**SET TASK**
Reproduce the lines below exactly, from the one containing "Rebuild this diagram" through the one containing "(0,0) rectangle (872,792);", both included. Leave out any pictures.

(Dataset excerpt)
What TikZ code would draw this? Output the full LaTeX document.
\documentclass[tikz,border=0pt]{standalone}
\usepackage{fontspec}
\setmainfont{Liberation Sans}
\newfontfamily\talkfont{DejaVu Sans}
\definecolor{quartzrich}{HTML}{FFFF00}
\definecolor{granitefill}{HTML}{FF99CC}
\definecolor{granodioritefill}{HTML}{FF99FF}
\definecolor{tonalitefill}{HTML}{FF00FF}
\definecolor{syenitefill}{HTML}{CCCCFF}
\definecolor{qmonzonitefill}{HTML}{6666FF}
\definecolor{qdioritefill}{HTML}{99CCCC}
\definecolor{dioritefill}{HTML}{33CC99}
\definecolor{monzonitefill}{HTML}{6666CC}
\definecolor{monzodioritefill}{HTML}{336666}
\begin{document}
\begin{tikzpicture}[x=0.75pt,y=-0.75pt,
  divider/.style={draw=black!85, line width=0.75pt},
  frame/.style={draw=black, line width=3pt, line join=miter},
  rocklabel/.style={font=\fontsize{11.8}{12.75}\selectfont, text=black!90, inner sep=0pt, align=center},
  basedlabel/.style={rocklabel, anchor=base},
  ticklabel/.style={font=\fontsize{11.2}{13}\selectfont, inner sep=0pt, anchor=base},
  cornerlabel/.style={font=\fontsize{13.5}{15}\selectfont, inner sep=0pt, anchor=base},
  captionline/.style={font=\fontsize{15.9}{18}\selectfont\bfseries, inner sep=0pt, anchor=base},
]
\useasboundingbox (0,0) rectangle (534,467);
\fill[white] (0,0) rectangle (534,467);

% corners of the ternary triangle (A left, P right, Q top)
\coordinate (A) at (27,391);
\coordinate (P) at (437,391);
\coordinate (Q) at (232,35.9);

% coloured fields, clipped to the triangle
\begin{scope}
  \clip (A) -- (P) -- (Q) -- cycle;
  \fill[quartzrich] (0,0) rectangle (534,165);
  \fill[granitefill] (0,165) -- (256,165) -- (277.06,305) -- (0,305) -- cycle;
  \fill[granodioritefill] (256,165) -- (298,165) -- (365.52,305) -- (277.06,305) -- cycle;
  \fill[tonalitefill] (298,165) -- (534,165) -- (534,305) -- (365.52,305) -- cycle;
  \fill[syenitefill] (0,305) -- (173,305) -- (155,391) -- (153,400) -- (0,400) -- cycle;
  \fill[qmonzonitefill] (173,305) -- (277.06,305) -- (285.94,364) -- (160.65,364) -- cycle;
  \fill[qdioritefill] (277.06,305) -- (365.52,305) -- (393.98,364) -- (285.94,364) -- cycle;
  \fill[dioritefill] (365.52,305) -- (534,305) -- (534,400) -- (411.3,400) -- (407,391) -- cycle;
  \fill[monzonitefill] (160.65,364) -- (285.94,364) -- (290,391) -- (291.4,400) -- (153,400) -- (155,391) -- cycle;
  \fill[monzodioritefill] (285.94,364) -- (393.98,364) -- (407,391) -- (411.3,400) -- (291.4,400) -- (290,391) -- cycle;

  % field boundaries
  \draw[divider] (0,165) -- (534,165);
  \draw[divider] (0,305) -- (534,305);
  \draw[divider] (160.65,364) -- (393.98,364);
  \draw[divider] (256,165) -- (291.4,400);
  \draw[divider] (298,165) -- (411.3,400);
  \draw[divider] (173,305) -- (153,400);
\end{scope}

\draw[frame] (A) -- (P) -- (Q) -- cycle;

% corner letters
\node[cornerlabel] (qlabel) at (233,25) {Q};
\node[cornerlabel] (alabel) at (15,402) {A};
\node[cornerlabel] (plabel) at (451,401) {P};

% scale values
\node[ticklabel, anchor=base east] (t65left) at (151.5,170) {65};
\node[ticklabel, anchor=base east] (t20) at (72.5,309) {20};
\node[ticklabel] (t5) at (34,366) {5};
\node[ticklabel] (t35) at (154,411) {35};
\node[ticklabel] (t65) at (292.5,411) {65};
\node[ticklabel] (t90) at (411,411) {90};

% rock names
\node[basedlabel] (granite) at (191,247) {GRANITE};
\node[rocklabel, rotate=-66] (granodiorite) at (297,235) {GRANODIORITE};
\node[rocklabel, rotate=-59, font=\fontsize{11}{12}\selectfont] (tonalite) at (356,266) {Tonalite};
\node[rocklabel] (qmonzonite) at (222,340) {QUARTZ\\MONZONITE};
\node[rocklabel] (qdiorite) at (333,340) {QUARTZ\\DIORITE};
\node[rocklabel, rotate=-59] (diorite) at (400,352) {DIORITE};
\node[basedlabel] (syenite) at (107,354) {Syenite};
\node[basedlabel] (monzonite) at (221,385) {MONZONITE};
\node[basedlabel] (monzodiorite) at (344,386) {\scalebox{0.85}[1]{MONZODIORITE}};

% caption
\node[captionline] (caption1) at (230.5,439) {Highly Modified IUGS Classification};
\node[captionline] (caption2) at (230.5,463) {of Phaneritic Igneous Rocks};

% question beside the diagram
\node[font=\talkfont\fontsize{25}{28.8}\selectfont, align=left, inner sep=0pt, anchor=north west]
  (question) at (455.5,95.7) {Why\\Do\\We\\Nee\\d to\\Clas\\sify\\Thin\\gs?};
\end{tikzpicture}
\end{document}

* * *

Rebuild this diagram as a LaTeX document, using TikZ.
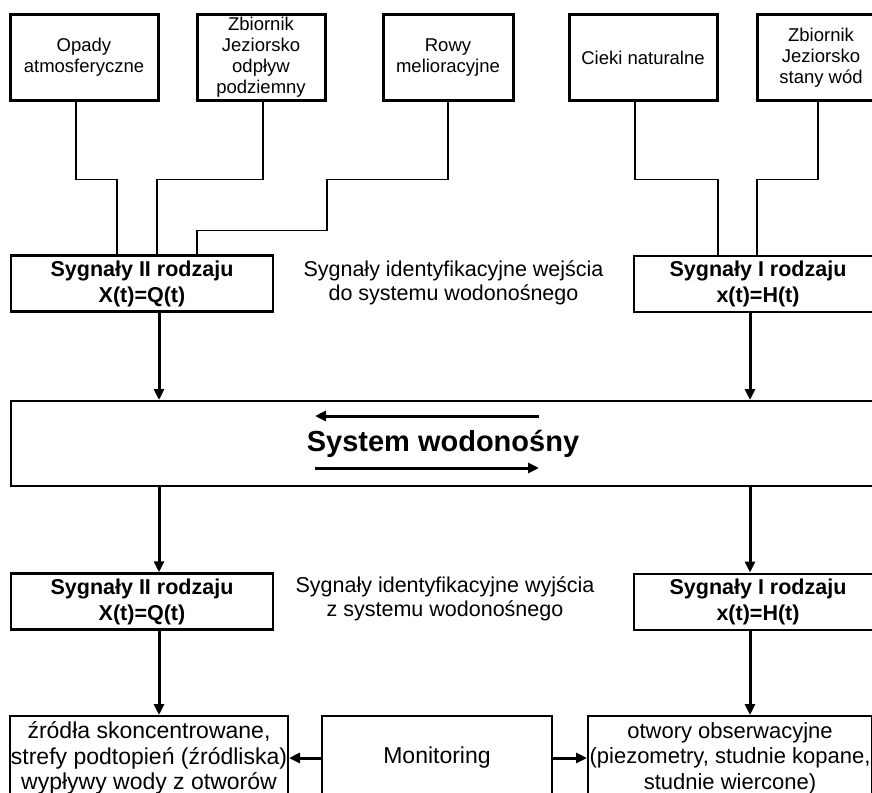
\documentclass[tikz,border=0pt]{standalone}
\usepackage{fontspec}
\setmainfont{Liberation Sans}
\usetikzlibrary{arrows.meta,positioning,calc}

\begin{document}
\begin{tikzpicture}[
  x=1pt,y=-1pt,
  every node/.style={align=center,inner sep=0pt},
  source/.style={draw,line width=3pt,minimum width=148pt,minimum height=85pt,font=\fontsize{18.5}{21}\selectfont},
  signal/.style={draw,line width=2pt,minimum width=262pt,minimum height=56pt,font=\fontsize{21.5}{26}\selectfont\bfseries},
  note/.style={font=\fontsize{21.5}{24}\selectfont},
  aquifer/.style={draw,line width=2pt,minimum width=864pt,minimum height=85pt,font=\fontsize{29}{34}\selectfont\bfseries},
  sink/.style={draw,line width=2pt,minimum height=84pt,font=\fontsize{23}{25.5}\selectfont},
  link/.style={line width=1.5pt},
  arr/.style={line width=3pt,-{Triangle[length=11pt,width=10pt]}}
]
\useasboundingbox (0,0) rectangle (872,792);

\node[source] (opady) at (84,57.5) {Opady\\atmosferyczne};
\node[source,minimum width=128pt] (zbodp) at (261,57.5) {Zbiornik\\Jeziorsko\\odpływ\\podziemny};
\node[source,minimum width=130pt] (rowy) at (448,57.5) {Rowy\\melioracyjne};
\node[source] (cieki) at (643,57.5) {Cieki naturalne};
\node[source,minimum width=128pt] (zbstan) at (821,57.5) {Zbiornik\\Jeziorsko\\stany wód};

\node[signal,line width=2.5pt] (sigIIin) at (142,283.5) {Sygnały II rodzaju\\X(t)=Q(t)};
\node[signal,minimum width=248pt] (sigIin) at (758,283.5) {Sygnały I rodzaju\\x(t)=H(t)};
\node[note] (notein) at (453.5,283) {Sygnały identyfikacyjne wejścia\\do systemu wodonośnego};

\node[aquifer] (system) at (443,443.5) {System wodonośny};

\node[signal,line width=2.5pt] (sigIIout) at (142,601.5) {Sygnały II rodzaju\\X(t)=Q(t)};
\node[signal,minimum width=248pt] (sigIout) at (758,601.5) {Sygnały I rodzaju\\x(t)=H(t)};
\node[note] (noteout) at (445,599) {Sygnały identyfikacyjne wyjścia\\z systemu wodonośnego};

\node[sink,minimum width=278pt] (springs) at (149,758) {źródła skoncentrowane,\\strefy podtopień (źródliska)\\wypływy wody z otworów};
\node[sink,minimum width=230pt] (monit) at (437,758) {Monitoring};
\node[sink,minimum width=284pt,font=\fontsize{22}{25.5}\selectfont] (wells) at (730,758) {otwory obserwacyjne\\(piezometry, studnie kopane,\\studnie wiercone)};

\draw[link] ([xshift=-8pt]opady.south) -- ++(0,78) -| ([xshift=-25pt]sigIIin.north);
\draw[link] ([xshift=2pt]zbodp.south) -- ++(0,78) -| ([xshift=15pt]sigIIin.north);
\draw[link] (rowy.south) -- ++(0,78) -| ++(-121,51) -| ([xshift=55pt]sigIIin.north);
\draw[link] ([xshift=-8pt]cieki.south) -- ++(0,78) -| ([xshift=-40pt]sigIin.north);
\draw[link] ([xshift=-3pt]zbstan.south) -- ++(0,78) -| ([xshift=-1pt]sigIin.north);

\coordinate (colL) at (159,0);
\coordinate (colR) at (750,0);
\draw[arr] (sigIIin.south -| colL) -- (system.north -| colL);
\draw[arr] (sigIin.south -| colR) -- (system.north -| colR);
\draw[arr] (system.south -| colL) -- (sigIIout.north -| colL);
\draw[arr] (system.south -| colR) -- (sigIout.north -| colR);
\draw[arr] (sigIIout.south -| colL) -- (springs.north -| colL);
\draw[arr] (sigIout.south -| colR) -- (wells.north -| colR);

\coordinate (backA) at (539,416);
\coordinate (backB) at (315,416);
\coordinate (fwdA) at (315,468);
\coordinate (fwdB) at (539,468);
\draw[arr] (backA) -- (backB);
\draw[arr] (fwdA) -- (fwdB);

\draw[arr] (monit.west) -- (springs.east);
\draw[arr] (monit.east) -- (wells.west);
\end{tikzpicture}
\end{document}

**EXPECTED ANSWER**
Rebuild this diagram as a LaTeX document, using TikZ.
\documentclass[tikz,border=0pt]{standalone}
\usepackage{fontspec}
\setmainfont{Liberation Sans}
\usetikzlibrary{arrows.meta,positioning,calc}

\begin{document}
\begin{tikzpicture}[
  x=1pt,y=-1pt,
  every node/.style={align=center,inner sep=0pt},
  source/.style={draw,line width=3pt,minimum width=148pt,minimum height=85pt,font=\fontsize{18.5}{21}\selectfont},
  signal/.style={draw,line width=2pt,minimum width=262pt,minimum height=56pt,font=\fontsize{21.5}{26}\selectfont\bfseries},
  note/.style={font=\fontsize{21.5}{24}\selectfont},
  aquifer/.style={draw,line width=2pt,minimum width=864pt,minimum height=85pt,font=\fontsize{29}{34}\selectfont\bfseries},
  sink/.style={draw,line width=2pt,minimum height=84pt,font=\fontsize{23}{25.5}\selectfont},
  link/.style={line width=1.5pt},
  arr/.style={line width=3pt,-{Triangle[length=11pt,width=10pt]}}
]
\useasboundingbox (0,0) rectangle (872,792);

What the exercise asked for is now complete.